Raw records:
-----

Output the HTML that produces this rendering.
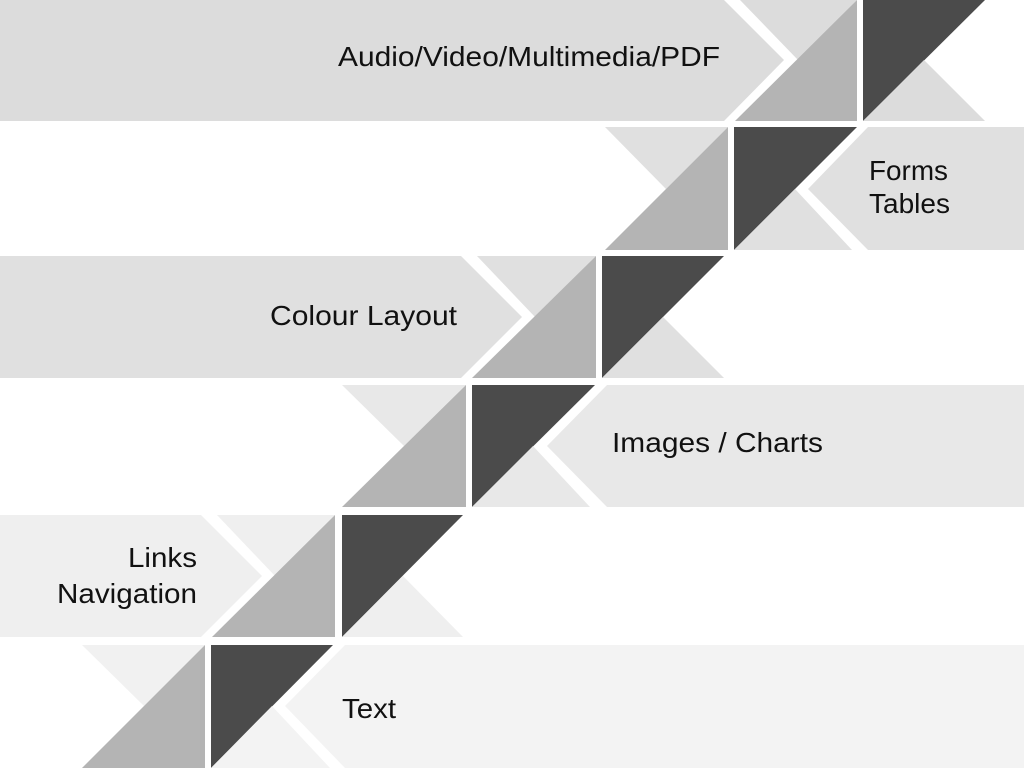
<!DOCTYPE html>
<html><head><meta charset="utf-8"><style>
html,body{margin:0;padding:0;background:#fff;}
svg{display:block;}
text{font-family:"Liberation Sans",Arial,sans-serif;font-size:28px;fill:#111;}
</style></head><body>
<svg width="1024" height="768" viewBox="0 0 1024 768" xmlns="http://www.w3.org/2000/svg">
<polygon points="0,0 724,0 784,60 724,121 0,121" fill="#dcdcdc"/>
<polygon points="740,0 857,0 798,60" fill="#dcdcdc"/>
<polygon points="735,121 857,0 857,121" fill="#b4b4b4"/>
<polygon points="863,0 985,0 863,121" fill="#4b4b4b"/>
<polygon points="863,121 924,60 985,121" fill="#dcdcdc"/>
<text x="338" y="66" textLength="382" lengthAdjust="spacingAndGlyphs">Audio/Video/Multimedia/PDF</text>

<polygon points="605,127 728,127 666,189" fill="#e0e0e0"/>
<polygon points="605,250 728,127 728,250" fill="#b4b4b4"/>
<polygon points="734,127 857,127 734,250" fill="#4b4b4b"/>
<polygon points="734,250 795,189 852,250" fill="#e0e0e0"/>
<polygon points="868,127 1024,127 1024,250 868,250 808,189" fill="#e0e0e0"/>
<text x="869" y="180" textLength="79" lengthAdjust="spacingAndGlyphs">Forms</text>
<text x="869" y="213" textLength="81" lengthAdjust="spacingAndGlyphs">Tables</text>

<polygon points="0,256 461,256 522,317 461,378 0,378" fill="#e0e0e0"/>
<polygon points="477,256 596,256 535,317" fill="#e0e0e0"/>
<polygon points="472,378 596,256 596,378" fill="#b4b4b4"/>
<polygon points="602,256 724,256 602,378" fill="#4b4b4b"/>
<polygon points="602,378 663,317 724,378" fill="#e0e0e0"/>
<text x="270" y="325" textLength="187" lengthAdjust="spacingAndGlyphs">Colour Layout</text>

<polygon points="342,385 466,385 404,446" fill="#e8e8e8"/>
<polygon points="342,507 466,385 466,507" fill="#b4b4b4"/>
<polygon points="472,385 595,385 472,507" fill="#4b4b4b"/>
<polygon points="472,507 533,446 590,507" fill="#e8e8e8"/>
<polygon points="607,385 1024,385 1024,507 607,507 547,446" fill="#e8e8e8"/>
<text x="612" y="452" textLength="211" lengthAdjust="spacingAndGlyphs">Images / Charts</text>

<polygon points="0,515 201,515 262,576 201,637 0,637" fill="#efefef"/>
<polygon points="217,515 335,515 275,576" fill="#efefef"/>
<polygon points="212,637 335,515 335,637" fill="#b4b4b4"/>
<polygon points="342,515 463,515 342,637" fill="#4b4b4b"/>
<polygon points="342,637 403,576 463,637" fill="#efefef"/>
<text x="128" y="567" textLength="69" lengthAdjust="spacingAndGlyphs">Links</text>
<text x="57" y="603" textLength="140" lengthAdjust="spacingAndGlyphs">Navigation</text>

<polygon points="82,645 205,645 144,706" fill="#f1f1f1"/>
<polygon points="82,768 205,645 205,768" fill="#b4b4b4"/>
<polygon points="211,645 333,645 211,768" fill="#4b4b4b"/>
<polygon points="211,768 272,706 330,768" fill="#f3f3f3"/>
<polygon points="345,645 1024,645 1024,768 345,768 285,706" fill="#f3f3f3"/>
<text x="342" y="718" textLength="54" lengthAdjust="spacingAndGlyphs">Text</text>
</svg>
</body></html>
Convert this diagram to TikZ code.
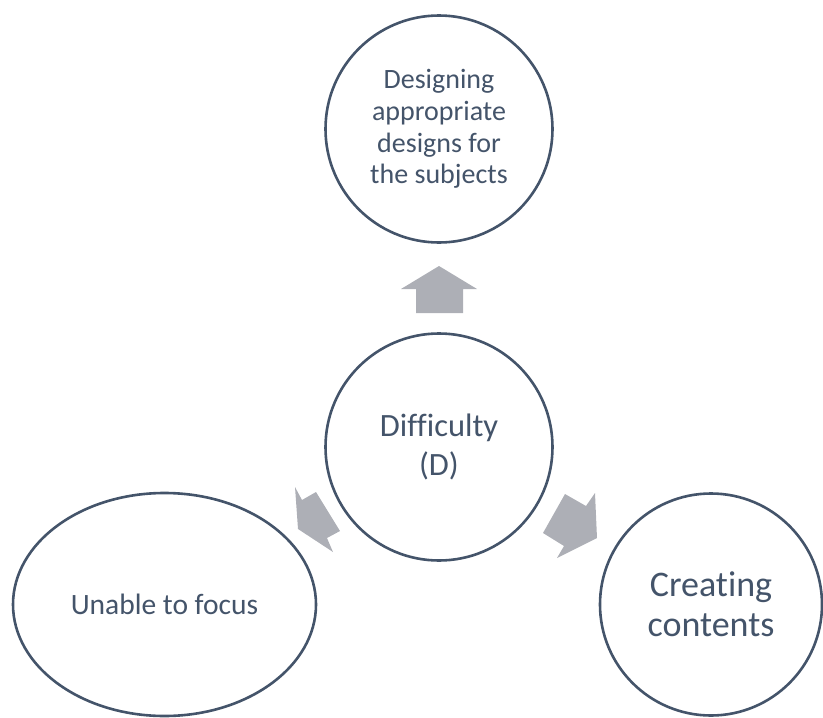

-----

> Job
Each line in the records above should be reproduced exactly; images are not copied.

> Output below
Output the HTML that produces this rendering.
<!DOCTYPE html>
<html><head><meta charset="utf-8"><style>
html,body{margin:0;padding:0;background:#fff;}
svg{display:block;}
text{font-family:"Liberation Sans",Arial,sans-serif;font-size:28px;fill:#111;}
</style></head><body>
<svg width="1024" height="768" viewBox="0 0 1024 768" xmlns="http://www.w3.org/2000/svg">
<polygon points="0,0 724,0 784,60 724,121 0,121" fill="#dcdcdc"/>
<polygon points="740,0 857,0 798,60" fill="#dcdcdc"/>
<polygon points="735,121 857,0 857,121" fill="#b4b4b4"/>
<polygon points="863,0 985,0 863,121" fill="#4b4b4b"/>
<polygon points="863,121 924,60 985,121" fill="#dcdcdc"/>
<text x="338" y="66" textLength="382" lengthAdjust="spacingAndGlyphs">Audio/Video/Multimedia/PDF</text>

<polygon points="605,127 728,127 666,189" fill="#e0e0e0"/>
<polygon points="605,250 728,127 728,250" fill="#b4b4b4"/>
<polygon points="734,127 857,127 734,250" fill="#4b4b4b"/>
<polygon points="734,250 795,189 852,250" fill="#e0e0e0"/>
<polygon points="868,127 1024,127 1024,250 868,250 808,189" fill="#e0e0e0"/>
<text x="869" y="180" textLength="79" lengthAdjust="spacingAndGlyphs">Forms</text>
<text x="869" y="213" textLength="81" lengthAdjust="spacingAndGlyphs">Tables</text>

<polygon points="0,256 461,256 522,317 461,378 0,378" fill="#e0e0e0"/>
<polygon points="477,256 596,256 535,317" fill="#e0e0e0"/>
<polygon points="472,378 596,256 596,378" fill="#b4b4b4"/>
<polygon points="602,256 724,256 602,378" fill="#4b4b4b"/>
<polygon points="602,378 663,317 724,378" fill="#e0e0e0"/>
<text x="270" y="325" textLength="187" lengthAdjust="spacingAndGlyphs">Colour Layout</text>

<polygon points="342,385 466,385 404,446" fill="#e8e8e8"/>
<polygon points="342,507 466,385 466,507" fill="#b4b4b4"/>
<polygon points="472,385 595,385 472,507" fill="#4b4b4b"/>
<polygon points="472,507 533,446 590,507" fill="#e8e8e8"/>
<polygon points="607,385 1024,385 1024,507 607,507 547,446" fill="#e8e8e8"/>
<text x="612" y="452" textLength="211" lengthAdjust="spacingAndGlyphs">Images / Charts</text>

<polygon points="0,515 201,515 262,576 201,637 0,637" fill="#efefef"/>
<polygon points="217,515 335,515 275,576" fill="#efefef"/>
<polygon points="212,637 335,515 335,637" fill="#b4b4b4"/>
<polygon points="342,515 463,515 342,637" fill="#4b4b4b"/>
<polygon points="342,637 403,576 463,637" fill="#efefef"/>
<text x="128" y="567" textLength="69" lengthAdjust="spacingAndGlyphs">Links</text>
<text x="57" y="603" textLength="140" lengthAdjust="spacingAndGlyphs">Navigation</text>

<polygon points="82,645 205,645 144,706" fill="#f1f1f1"/>
<polygon points="82,768 205,645 205,768" fill="#b4b4b4"/>
<polygon points="211,645 333,645 211,768" fill="#4b4b4b"/>
<polygon points="211,768 272,706 330,768" fill="#f3f3f3"/>
<polygon points="345,645 1024,645 1024,768 345,768 285,706" fill="#f3f3f3"/>
<text x="342" y="718" textLength="54" lengthAdjust="spacingAndGlyphs">Text</text>
</svg>
</body></html>
Convert this diagram to TikZ code.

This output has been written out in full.